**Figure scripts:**
# # # #
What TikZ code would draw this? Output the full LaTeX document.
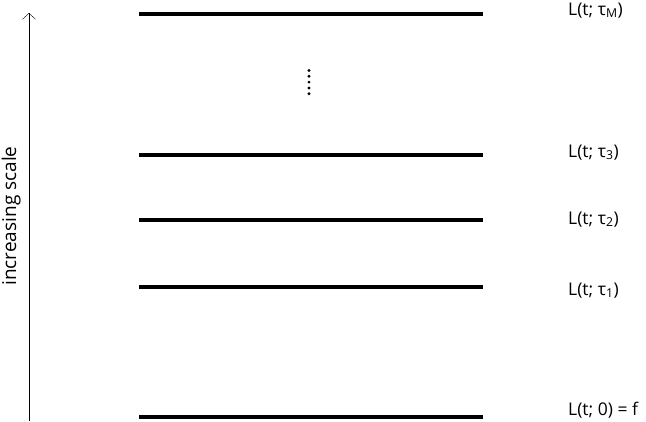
\documentclass[tikz,border=0pt]{standalone}
\usepackage{fontspec}
\setmainfont{Open Sans}
\usetikzlibrary{positioning,arrows.meta}
\begin{document}
\begin{tikzpicture}[x=1pt,y=-1pt,
    level/.style={line width=4pt},
    lab/.style={anchor=base west,inner sep=0pt,font=\fontsize{17.5}{20}\selectfont}]

      \useasboundingbox (0,0) rectangle (646,421);

      %% line ends, one pair per scale
      \coordinate (L0a) at (139,417);  \coordinate (L0b) at (483,417);
      \coordinate (L1a) at (139,287);  \coordinate (L1b) at (483,287);
      \coordinate (L2a) at (139,220);  \coordinate (L2b) at (483,220);
      \coordinate (L3a) at (139,155);  \coordinate (L3b) at (483,155);
      \coordinate (LMa) at (139,14);   \coordinate (LMb) at (483,14);

      \draw[level] (L0a) -- (L0b);
      \draw[level] (L1a) -- (L1b);
      \draw[level] (L2a) -- (L2b);
      \draw[level] (L3a) -- (L3b);
      \draw[level] (LMa) -- (LMb);

      \node (N0) [lab] at (568,415) {L(t; 0) = f};
      \node (N1) [lab] at (568,295) {L(t; τ\textsubscript{1})};
      \node (N2) [lab] at (568,224) {L(t; τ\textsubscript{2})};
      \node (N3) [lab] at (568,157) {L(t; τ\textsubscript{3})};
      \node (NM) [lab] at (568,15)  {L(t; τ\textsubscript{M})};

      %% vertical dots
      \foreach \d in {0,...,4}
        \fill (309,70.5+5.8*\d) circle (1.6pt);

      \coordinate (Abot) at (29,421);
      \coordinate (Atop) at (29,13);
      \draw[-{Straight Barb[length=6pt,width=13pt]}] (Abot) -- (Atop);
      \node (Scale) [rotate=90, anchor=south, inner sep=0pt,
        font=\fontsize{19}{22}\selectfont] at (21,216) {increasing scale};

\end{tikzpicture}
\end{document}
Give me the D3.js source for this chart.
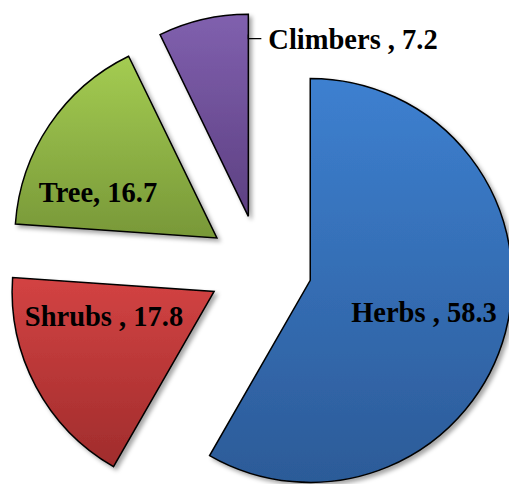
# # # #
**SHORT PROBLEM:** Which lines of the data above contain "draw"? Copy each one.

**EXPECTED OUTPUT:**
What TikZ code would draw this? Output the full LaTeX document.
      \draw[level] (L0a) -- (L0b);
      \draw[level] (L1a) -- (L1b);
      \draw[level] (L2a) -- (L2b);
      \draw[level] (L3a) -- (L3b);
      \draw[level] (LMa) -- (LMb);
      \draw[-{Straight Barb[length=6pt,width=13pt]}] (Abot) -- (Atop);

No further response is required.